** START OF MATERIAL FOR THIS TASK **

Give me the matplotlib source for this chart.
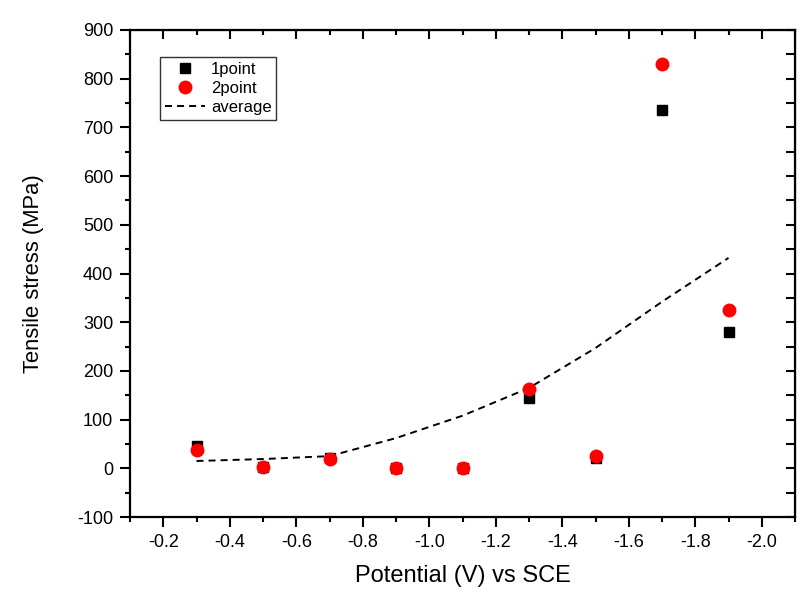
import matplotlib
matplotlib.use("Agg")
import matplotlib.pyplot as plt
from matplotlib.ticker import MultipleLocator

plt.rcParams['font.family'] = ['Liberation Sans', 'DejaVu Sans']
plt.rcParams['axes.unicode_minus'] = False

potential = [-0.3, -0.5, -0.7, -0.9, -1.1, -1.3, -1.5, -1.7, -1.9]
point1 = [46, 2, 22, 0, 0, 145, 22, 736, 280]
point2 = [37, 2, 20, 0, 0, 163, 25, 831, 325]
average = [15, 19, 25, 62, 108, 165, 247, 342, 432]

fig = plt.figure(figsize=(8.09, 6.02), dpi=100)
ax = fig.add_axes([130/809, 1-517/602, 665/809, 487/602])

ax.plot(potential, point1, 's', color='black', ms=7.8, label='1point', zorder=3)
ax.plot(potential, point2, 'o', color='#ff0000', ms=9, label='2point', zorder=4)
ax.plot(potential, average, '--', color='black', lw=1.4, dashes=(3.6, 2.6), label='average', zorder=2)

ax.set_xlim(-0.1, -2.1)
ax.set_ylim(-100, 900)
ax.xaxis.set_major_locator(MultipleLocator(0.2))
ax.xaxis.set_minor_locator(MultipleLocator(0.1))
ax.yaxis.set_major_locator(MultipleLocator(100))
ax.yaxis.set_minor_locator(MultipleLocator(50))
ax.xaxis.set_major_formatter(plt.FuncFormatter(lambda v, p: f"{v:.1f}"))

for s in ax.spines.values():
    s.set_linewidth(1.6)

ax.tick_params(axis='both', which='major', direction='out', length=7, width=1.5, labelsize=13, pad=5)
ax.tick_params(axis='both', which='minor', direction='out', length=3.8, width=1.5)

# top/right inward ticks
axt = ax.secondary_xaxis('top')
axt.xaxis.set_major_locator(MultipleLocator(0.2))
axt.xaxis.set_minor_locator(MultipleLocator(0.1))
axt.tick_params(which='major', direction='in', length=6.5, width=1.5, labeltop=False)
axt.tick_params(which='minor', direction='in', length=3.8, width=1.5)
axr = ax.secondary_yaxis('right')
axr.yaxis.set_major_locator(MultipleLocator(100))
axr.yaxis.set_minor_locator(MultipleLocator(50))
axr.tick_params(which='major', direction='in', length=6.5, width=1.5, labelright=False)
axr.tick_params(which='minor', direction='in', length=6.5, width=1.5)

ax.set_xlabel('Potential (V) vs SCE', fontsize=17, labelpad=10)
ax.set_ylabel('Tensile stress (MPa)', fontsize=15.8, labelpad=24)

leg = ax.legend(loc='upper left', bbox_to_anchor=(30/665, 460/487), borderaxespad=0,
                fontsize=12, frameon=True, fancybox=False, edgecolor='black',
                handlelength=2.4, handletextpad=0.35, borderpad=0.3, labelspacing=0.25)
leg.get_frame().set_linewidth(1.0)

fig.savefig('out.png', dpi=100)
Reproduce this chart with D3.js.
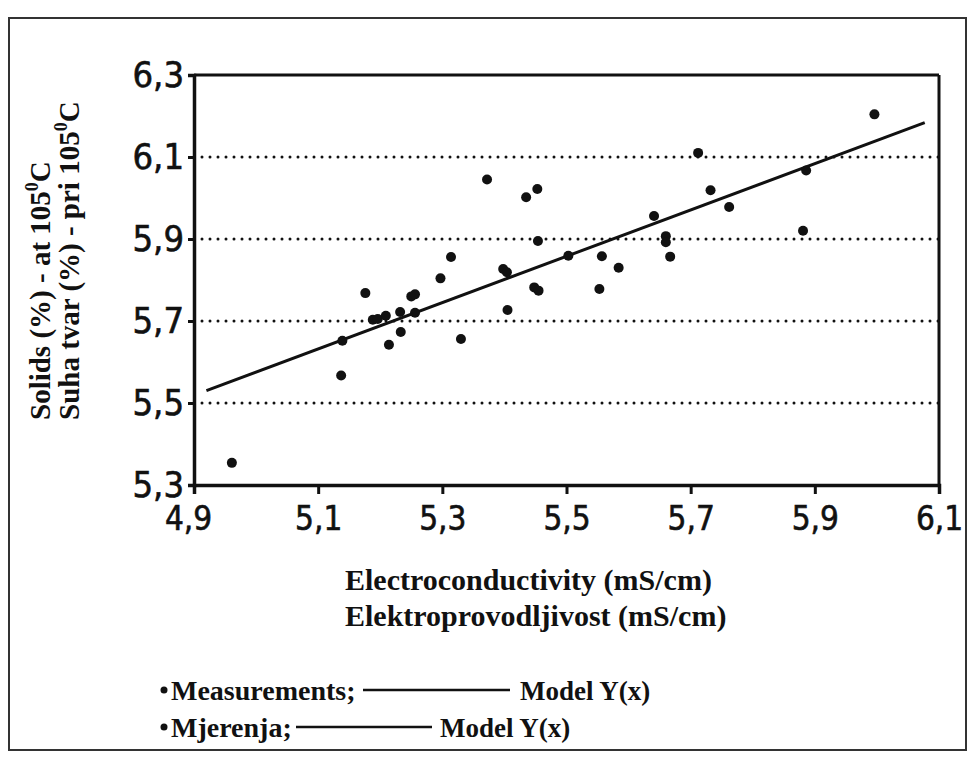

** END OF MATERIAL FOR THIS TASK **

■ **THE PROBLEM**:
Repeat verbatim all the material, but not the pictures.

■ **RESULT OF THIS TASK**:
Give me the matplotlib source for this chart.
import matplotlib
matplotlib.use("Agg")
import matplotlib.pyplot as plt
from matplotlib.ticker import MultipleLocator

plt.rcParams['font.family'] = ['Liberation Sans', 'DejaVu Sans']
plt.rcParams['axes.unicode_minus'] = False

potential = [-0.3, -0.5, -0.7, -0.9, -1.1, -1.3, -1.5, -1.7, -1.9]
point1 = [46, 2, 22, 0, 0, 145, 22, 736, 280]
point2 = [37, 2, 20, 0, 0, 163, 25, 831, 325]
average = [15, 19, 25, 62, 108, 165, 247, 342, 432]

fig = plt.figure(figsize=(8.09, 6.02), dpi=100)
ax = fig.add_axes([130/809, 1-517/602, 665/809, 487/602])

ax.plot(potential, point1, 's', color='black', ms=7.8, label='1point', zorder=3)
ax.plot(potential, point2, 'o', color='#ff0000', ms=9, label='2point', zorder=4)
ax.plot(potential, average, '--', color='black', lw=1.4, dashes=(3.6, 2.6), label='average', zorder=2)

ax.set_xlim(-0.1, -2.1)
ax.set_ylim(-100, 900)
ax.xaxis.set_major_locator(MultipleLocator(0.2))
ax.xaxis.set_minor_locator(MultipleLocator(0.1))
ax.yaxis.set_major_locator(MultipleLocator(100))
ax.yaxis.set_minor_locator(MultipleLocator(50))
ax.xaxis.set_major_formatter(plt.FuncFormatter(lambda v, p: f"{v:.1f}"))

for s in ax.spines.values():
    s.set_linewidth(1.6)

ax.tick_params(axis='both', which='major', direction='out', length=7, width=1.5, labelsize=13, pad=5)
ax.tick_params(axis='both', which='minor', direction='out', length=3.8, width=1.5)

# top/right inward ticks
axt = ax.secondary_xaxis('top')
axt.xaxis.set_major_locator(MultipleLocator(0.2))
axt.xaxis.set_minor_locator(MultipleLocator(0.1))
axt.tick_params(which='major', direction='in', length=6.5, width=1.5, labeltop=False)
axt.tick_params(which='minor', direction='in', length=3.8, width=1.5)
axr = ax.secondary_yaxis('right')
axr.yaxis.set_major_locator(MultipleLocator(100))
axr.yaxis.set_minor_locator(MultipleLocator(50))
axr.tick_params(which='major', direction='in', length=6.5, width=1.5, labelright=False)
axr.tick_params(which='minor', direction='in', length=6.5, width=1.5)

ax.set_xlabel('Potential (V) vs SCE', fontsize=17, labelpad=10)
ax.set_ylabel('Tensile stress (MPa)', fontsize=15.8, labelpad=24)

leg = ax.legend(loc='upper left', bbox_to_anchor=(30/665, 460/487), borderaxespad=0,
                fontsize=12, frameon=True, fancybox=False, edgecolor='black',
                handlelength=2.4, handletextpad=0.35, borderpad=0.3, labelspacing=0.25)
leg.get_frame().set_linewidth(1.0)

fig.savefig('out.png', dpi=100)
Reproduce this chart with D3.js.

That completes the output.